--- start of RECORDED DATA ---

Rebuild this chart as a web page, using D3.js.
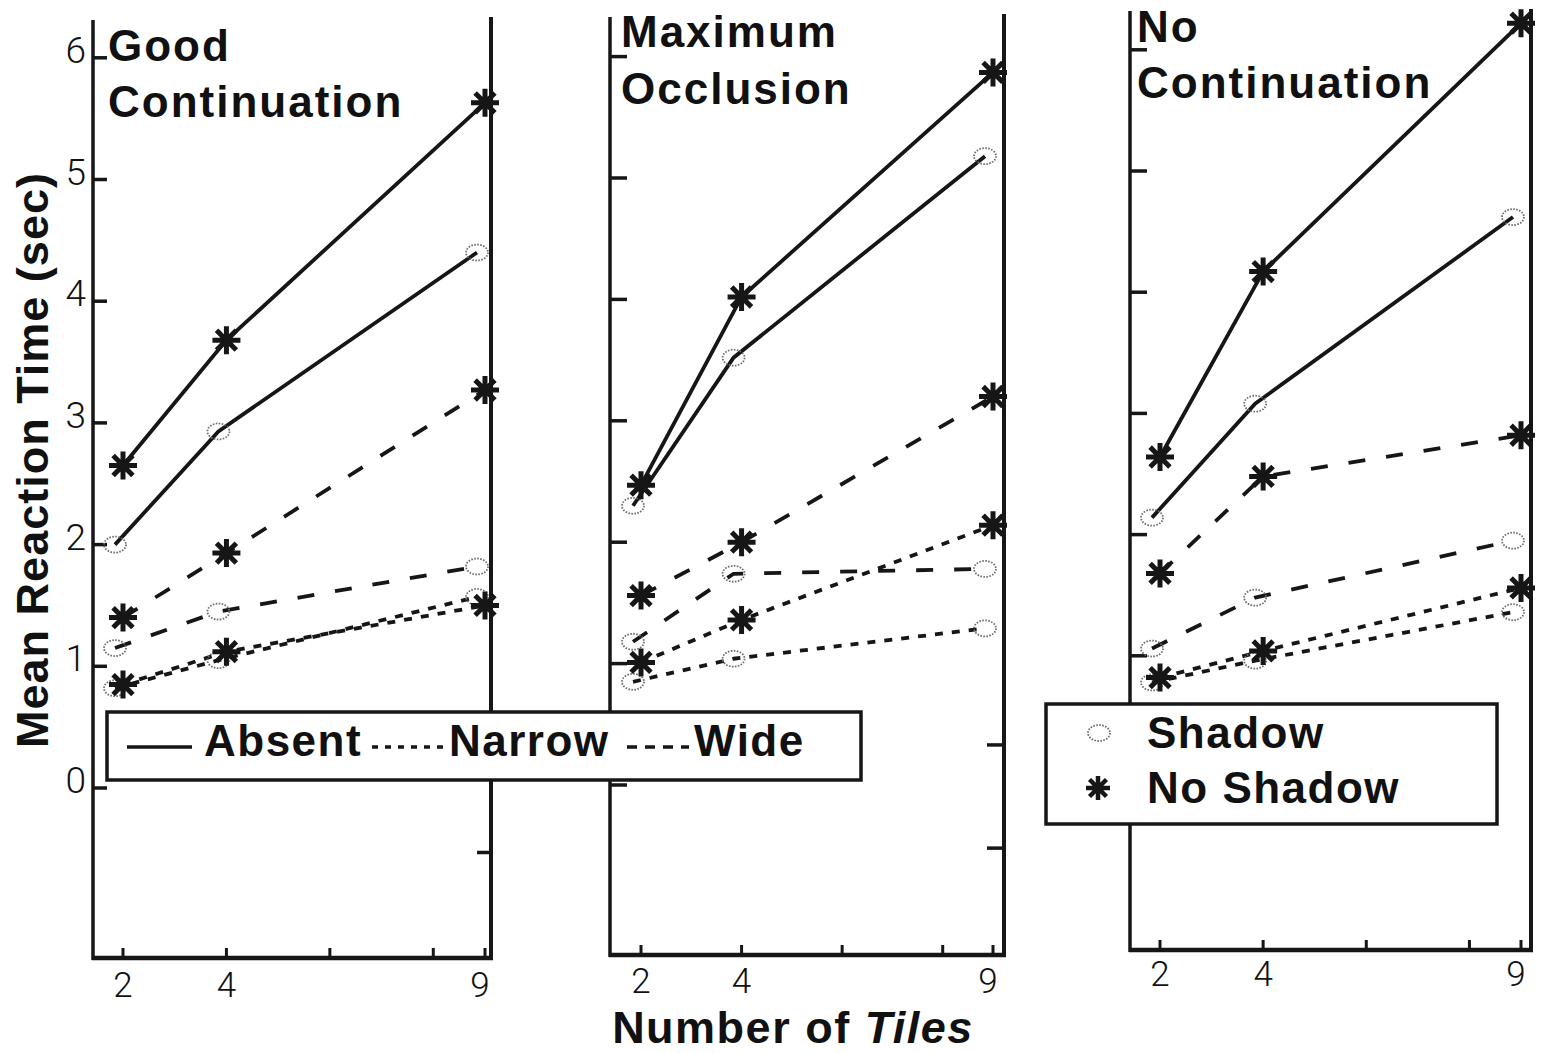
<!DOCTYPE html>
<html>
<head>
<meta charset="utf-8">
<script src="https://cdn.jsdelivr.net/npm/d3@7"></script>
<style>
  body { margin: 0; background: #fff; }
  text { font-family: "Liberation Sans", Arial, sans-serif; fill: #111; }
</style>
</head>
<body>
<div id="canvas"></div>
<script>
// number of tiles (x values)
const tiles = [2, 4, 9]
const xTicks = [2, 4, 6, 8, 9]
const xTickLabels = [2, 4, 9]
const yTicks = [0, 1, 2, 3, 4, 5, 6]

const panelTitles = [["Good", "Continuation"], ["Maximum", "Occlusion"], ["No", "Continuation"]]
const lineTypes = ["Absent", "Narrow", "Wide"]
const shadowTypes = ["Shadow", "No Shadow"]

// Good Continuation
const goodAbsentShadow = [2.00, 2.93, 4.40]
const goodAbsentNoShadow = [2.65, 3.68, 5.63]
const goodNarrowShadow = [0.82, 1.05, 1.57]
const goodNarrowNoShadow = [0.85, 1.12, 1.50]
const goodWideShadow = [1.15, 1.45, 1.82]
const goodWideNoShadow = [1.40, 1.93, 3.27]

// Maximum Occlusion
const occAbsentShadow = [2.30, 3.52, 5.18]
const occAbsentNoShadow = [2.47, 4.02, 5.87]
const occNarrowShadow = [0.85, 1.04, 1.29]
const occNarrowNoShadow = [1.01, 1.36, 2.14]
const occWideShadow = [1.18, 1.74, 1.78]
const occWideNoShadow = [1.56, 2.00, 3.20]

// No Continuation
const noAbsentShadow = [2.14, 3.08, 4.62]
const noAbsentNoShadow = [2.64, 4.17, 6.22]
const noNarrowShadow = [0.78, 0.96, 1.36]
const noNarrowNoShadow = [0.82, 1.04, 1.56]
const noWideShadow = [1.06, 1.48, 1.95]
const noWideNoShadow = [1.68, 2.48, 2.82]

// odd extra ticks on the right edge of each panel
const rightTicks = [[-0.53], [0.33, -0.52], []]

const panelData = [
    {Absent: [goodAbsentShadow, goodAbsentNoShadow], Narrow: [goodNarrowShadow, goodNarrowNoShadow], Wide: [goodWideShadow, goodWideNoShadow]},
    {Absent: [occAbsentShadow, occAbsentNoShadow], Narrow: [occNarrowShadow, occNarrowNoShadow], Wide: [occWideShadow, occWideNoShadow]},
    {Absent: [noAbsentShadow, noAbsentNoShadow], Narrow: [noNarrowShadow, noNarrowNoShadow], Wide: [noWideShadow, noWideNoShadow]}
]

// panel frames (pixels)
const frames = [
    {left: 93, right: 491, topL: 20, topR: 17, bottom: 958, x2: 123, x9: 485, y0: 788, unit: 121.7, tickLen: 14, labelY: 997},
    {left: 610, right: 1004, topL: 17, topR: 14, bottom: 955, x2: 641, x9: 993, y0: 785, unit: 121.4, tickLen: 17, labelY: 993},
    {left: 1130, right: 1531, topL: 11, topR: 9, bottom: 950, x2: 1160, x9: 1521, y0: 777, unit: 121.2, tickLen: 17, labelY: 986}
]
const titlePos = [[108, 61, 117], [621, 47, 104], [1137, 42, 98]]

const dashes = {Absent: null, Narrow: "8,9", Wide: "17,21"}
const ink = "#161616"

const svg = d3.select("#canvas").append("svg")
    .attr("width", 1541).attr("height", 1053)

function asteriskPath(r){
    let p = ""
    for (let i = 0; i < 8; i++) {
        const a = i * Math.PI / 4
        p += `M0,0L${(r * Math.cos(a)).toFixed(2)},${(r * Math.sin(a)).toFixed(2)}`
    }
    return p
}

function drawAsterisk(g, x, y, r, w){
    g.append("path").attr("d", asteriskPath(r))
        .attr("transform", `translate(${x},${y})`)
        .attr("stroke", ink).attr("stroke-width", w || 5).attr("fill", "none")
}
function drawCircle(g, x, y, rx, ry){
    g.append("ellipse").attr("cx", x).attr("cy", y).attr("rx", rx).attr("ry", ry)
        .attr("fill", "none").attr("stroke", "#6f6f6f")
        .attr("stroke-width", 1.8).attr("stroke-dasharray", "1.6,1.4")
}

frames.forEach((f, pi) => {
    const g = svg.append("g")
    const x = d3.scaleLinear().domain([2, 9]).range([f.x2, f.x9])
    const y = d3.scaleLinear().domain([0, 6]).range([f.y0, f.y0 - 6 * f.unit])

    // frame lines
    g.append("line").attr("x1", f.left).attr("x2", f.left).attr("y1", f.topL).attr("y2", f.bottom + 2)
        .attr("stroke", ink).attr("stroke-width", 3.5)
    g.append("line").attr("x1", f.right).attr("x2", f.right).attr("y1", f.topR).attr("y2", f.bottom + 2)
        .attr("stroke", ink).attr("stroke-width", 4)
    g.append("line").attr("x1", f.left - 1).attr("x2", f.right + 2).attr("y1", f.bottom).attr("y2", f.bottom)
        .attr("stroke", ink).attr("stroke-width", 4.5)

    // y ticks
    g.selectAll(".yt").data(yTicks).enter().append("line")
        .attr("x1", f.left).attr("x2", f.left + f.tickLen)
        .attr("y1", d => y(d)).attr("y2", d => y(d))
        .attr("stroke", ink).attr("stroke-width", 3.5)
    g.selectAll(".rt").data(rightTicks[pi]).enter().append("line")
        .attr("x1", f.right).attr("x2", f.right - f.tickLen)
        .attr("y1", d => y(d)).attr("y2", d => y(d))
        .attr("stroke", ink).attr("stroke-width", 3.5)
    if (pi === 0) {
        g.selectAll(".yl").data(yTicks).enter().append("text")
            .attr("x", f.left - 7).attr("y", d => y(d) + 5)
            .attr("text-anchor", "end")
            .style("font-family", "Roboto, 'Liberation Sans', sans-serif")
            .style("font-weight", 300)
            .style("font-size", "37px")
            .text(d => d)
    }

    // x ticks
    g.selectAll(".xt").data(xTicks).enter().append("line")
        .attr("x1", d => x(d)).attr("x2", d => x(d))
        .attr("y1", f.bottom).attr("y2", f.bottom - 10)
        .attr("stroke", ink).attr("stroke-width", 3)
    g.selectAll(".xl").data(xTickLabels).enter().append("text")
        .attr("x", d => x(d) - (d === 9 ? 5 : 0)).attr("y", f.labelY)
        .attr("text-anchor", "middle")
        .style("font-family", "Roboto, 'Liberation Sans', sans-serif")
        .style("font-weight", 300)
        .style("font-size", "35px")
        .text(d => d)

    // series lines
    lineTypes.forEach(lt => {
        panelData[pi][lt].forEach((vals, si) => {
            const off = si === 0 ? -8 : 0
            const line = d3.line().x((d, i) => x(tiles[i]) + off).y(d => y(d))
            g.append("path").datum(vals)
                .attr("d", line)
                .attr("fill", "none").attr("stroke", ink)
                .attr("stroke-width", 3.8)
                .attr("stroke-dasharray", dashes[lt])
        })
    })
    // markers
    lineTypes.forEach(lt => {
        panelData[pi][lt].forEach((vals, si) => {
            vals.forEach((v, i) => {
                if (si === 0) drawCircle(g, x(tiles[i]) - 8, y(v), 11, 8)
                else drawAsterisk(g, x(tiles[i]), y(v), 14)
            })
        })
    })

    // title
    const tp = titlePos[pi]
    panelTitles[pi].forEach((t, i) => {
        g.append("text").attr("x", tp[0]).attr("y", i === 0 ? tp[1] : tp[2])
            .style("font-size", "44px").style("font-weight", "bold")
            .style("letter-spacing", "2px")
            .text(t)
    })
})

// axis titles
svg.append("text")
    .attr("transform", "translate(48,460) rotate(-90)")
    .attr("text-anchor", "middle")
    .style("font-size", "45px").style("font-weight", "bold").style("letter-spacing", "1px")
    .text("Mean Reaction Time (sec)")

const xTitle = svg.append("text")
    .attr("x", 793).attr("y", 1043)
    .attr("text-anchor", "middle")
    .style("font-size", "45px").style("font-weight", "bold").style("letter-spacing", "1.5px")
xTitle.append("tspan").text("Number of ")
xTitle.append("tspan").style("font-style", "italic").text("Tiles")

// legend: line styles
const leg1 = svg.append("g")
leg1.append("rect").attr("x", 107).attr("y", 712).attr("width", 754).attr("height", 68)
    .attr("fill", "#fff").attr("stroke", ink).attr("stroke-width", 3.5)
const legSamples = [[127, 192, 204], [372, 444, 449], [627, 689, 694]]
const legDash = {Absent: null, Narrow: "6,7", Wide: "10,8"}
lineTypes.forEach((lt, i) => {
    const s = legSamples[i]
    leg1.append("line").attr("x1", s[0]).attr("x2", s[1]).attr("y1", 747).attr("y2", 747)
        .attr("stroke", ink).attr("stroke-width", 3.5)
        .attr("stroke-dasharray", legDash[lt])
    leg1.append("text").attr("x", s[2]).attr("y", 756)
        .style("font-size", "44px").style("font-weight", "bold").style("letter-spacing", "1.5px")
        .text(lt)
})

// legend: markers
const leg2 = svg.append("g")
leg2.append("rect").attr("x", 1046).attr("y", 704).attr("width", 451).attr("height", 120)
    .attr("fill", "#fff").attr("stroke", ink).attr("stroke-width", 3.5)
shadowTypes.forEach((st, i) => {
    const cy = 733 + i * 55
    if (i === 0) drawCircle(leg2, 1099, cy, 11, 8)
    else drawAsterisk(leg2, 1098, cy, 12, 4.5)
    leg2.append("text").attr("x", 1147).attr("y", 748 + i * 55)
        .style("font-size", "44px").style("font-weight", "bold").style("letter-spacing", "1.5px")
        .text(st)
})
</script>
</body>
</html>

--- end of RECORDED DATA ---

**DIRECTION**
From the opening line of the listing above through the line bearing "const rightTicks = [[-0.53], [0.33, -0.52], []]", repeat each line exactly. Drop every picture.

**FINISHED EXERCISE**
Rebuild this chart as a web page, using D3.js.
<!DOCTYPE html>
<html>
<head>
<meta charset="utf-8">
<script src="https://cdn.jsdelivr.net/npm/d3@7"></script>
<style>
  body { margin: 0; background: #fff; }
  text { font-family: "Liberation Sans", Arial, sans-serif; fill: #111; }
</style>
</head>
<body>
<div id="canvas"></div>
<script>
// number of tiles (x values)
const tiles = [2, 4, 9]
const xTicks = [2, 4, 6, 8, 9]
const xTickLabels = [2, 4, 9]
const yTicks = [0, 1, 2, 3, 4, 5, 6]

const panelTitles = [["Good", "Continuation"], ["Maximum", "Occlusion"], ["No", "Continuation"]]
const lineTypes = ["Absent", "Narrow", "Wide"]
const shadowTypes = ["Shadow", "No Shadow"]

// Good Continuation
const goodAbsentShadow = [2.00, 2.93, 4.40]
const goodAbsentNoShadow = [2.65, 3.68, 5.63]
const goodNarrowShadow = [0.82, 1.05, 1.57]
const goodNarrowNoShadow = [0.85, 1.12, 1.50]
const goodWideShadow = [1.15, 1.45, 1.82]
const goodWideNoShadow = [1.40, 1.93, 3.27]

// Maximum Occlusion
const occAbsentShadow = [2.30, 3.52, 5.18]
const occAbsentNoShadow = [2.47, 4.02, 5.87]
const occNarrowShadow = [0.85, 1.04, 1.29]
const occNarrowNoShadow = [1.01, 1.36, 2.14]
const occWideShadow = [1.18, 1.74, 1.78]
const occWideNoShadow = [1.56, 2.00, 3.20]

// No Continuation
const noAbsentShadow = [2.14, 3.08, 4.62]
const noAbsentNoShadow = [2.64, 4.17, 6.22]
const noNarrowShadow = [0.78, 0.96, 1.36]
const noNarrowNoShadow = [0.82, 1.04, 1.56]
const noWideShadow = [1.06, 1.48, 1.95]
const noWideNoShadow = [1.68, 2.48, 2.82]

// odd extra ticks on the right edge of each panel
const rightTicks = [[-0.53], [0.33, -0.52], []]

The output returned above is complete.